— start DATA SEGMENT —

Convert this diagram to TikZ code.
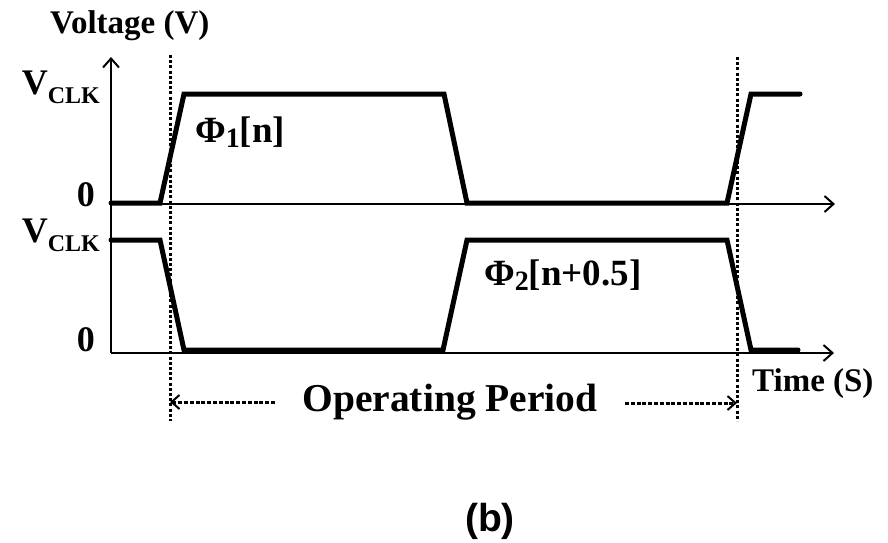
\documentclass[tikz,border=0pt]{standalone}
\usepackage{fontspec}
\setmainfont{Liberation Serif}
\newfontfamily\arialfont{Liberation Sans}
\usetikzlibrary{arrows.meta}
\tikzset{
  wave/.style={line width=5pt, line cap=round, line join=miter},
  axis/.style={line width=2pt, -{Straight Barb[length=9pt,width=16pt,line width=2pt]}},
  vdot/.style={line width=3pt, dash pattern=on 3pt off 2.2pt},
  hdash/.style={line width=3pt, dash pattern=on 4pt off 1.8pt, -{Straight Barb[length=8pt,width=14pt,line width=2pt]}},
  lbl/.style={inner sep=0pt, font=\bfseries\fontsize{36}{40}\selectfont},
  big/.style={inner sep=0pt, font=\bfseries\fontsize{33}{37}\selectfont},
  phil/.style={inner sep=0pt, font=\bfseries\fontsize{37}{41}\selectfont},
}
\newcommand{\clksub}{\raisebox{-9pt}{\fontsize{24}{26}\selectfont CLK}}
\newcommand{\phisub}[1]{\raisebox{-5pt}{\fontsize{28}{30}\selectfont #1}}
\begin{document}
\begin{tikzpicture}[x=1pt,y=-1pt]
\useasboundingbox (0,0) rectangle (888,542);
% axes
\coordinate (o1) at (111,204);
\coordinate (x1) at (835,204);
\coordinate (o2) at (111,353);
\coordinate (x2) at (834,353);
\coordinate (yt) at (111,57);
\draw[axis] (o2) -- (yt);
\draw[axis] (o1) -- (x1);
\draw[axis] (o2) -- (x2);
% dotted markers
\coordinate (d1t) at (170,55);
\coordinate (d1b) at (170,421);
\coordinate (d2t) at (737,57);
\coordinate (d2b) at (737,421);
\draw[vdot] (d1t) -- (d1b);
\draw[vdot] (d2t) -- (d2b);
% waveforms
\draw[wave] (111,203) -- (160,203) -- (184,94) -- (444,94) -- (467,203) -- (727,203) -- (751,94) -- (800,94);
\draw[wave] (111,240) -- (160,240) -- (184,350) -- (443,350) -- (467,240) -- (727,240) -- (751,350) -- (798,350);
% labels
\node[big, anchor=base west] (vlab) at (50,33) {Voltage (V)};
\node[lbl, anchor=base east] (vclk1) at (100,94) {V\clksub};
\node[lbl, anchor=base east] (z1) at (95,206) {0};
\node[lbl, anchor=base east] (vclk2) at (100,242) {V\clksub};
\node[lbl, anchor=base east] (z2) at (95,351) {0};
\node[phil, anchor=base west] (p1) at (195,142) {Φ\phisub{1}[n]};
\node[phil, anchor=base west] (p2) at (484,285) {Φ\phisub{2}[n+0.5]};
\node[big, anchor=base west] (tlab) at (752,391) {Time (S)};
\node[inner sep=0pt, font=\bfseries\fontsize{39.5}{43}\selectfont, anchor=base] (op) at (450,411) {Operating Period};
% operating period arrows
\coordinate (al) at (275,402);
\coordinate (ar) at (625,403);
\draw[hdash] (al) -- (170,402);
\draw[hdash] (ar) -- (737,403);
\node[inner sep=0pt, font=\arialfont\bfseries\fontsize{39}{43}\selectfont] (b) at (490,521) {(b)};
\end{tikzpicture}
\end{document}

— end DATA SEGMENT —

> [EXERCISE OBJECTIVE]:
Copy out the data above exactly, except the pictures.

> [WRITTEN SOLUTION]:
Convert this diagram to TikZ code.
\documentclass[tikz,border=0pt]{standalone}
\usepackage{fontspec}
\setmainfont{Liberation Serif}
\newfontfamily\arialfont{Liberation Sans}
\usetikzlibrary{arrows.meta}
\tikzset{
  wave/.style={line width=5pt, line cap=round, line join=miter},
  axis/.style={line width=2pt, -{Straight Barb[length=9pt,width=16pt,line width=2pt]}},
  vdot/.style={line width=3pt, dash pattern=on 3pt off 2.2pt},
  hdash/.style={line width=3pt, dash pattern=on 4pt off 1.8pt, -{Straight Barb[length=8pt,width=14pt,line width=2pt]}},
  lbl/.style={inner sep=0pt, font=\bfseries\fontsize{36}{40}\selectfont},
  big/.style={inner sep=0pt, font=\bfseries\fontsize{33}{37}\selectfont},
  phil/.style={inner sep=0pt, font=\bfseries\fontsize{37}{41}\selectfont},
}
\newcommand{\clksub}{\raisebox{-9pt}{\fontsize{24}{26}\selectfont CLK}}
\newcommand{\phisub}[1]{\raisebox{-5pt}{\fontsize{28}{30}\selectfont #1}}
\begin{document}
\begin{tikzpicture}[x=1pt,y=-1pt]
\useasboundingbox (0,0) rectangle (888,542);
% axes
\coordinate (o1) at (111,204);
\coordinate (x1) at (835,204);
\coordinate (o2) at (111,353);
\coordinate (x2) at (834,353);
\coordinate (yt) at (111,57);
\draw[axis] (o2) -- (yt);
\draw[axis] (o1) -- (x1);
\draw[axis] (o2) -- (x2);
% dotted markers
\coordinate (d1t) at (170,55);
\coordinate (d1b) at (170,421);
\coordinate (d2t) at (737,57);
\coordinate (d2b) at (737,421);
\draw[vdot] (d1t) -- (d1b);
\draw[vdot] (d2t) -- (d2b);
% waveforms
\draw[wave] (111,203) -- (160,203) -- (184,94) -- (444,94) -- (467,203) -- (727,203) -- (751,94) -- (800,94);
\draw[wave] (111,240) -- (160,240) -- (184,350) -- (443,350) -- (467,240) -- (727,240) -- (751,350) -- (798,350);
% labels
\node[big, anchor=base west] (vlab) at (50,33) {Voltage (V)};
\node[lbl, anchor=base east] (vclk1) at (100,94) {V\clksub};
\node[lbl, anchor=base east] (z1) at (95,206) {0};
\node[lbl, anchor=base east] (vclk2) at (100,242) {V\clksub};
\node[lbl, anchor=base east] (z2) at (95,351) {0};
\node[phil, anchor=base west] (p1) at (195,142) {Φ\phisub{1}[n]};
\node[phil, anchor=base west] (p2) at (484,285) {Φ\phisub{2}[n+0.5]};
\node[big, anchor=base west] (tlab) at (752,391) {Time (S)};
\node[inner sep=0pt, font=\bfseries\fontsize{39.5}{43}\selectfont, anchor=base] (op) at (450,411) {Operating Period};
% operating period arrows
\coordinate (al) at (275,402);
\coordinate (ar) at (625,403);
\draw[hdash] (al) -- (170,402);
\draw[hdash] (ar) -- (737,403);
\node[inner sep=0pt, font=\arialfont\bfseries\fontsize{39}{43}\selectfont] (b) at (490,521) {(b)};
\end{tikzpicture}
\end{document}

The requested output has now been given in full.